Let $F_1,F_2...F_{13}$ be sets such that $\forall 1\le i \le 13: F_i\subseteq [10]$ and $|F_i|=6$ when $[10]={1,2,3...10}$
prove that there are $1 \le j < k < l \le 13$ such that $|F_j \cap F_k \cap F_l| \ge 3$
It's pretty obvious I should use the Pigeonhole principle, but cluless to how should I get started?
I don't know if the question can be answered through the pigeonhole principle, but you can use double counting to solve this.
The way you can set this up is to make a table in which rows correspond to the $F_i$'s and the columns correspond to 3-element subsets of $[10]$. Then you can say that you will mark with a + a cell such that the 3-element set corresponding to that cell's column is a subset of the $F_i$ corresponding to that cell's row.
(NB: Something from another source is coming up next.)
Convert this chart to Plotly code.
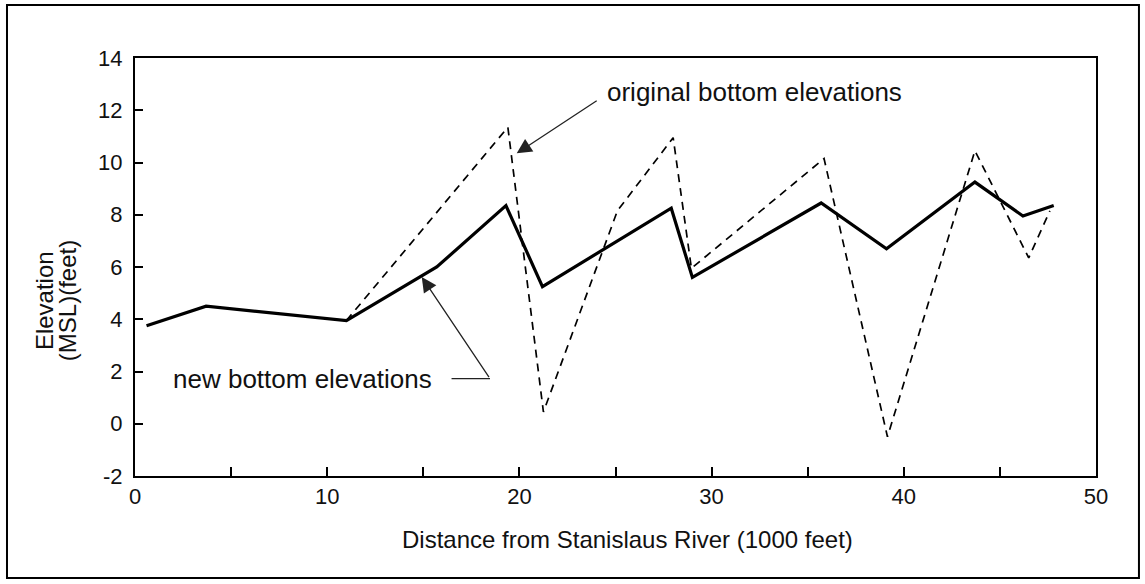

For example, it might look like:
$$\begin{array}{c|c c c c} & \{0,1,2\} & \{0,1,3\} & \cdots & \{8,9,10\}\\ \hline F_1&-&+&\cdots&-\\ F_2&+&+&\cdots&-\\ \vdots&\vdots&\vdots&\ddots&\vdots\\ F_{13}&-&-&\cdots&+ \end{array}$$
What you can now proceed to do is count up the pluses both by rows and by columns. You should be able to find that when counted one way, the upper bound on the number of pluses when counted one way is smaller than the number of pluses when counted the other way.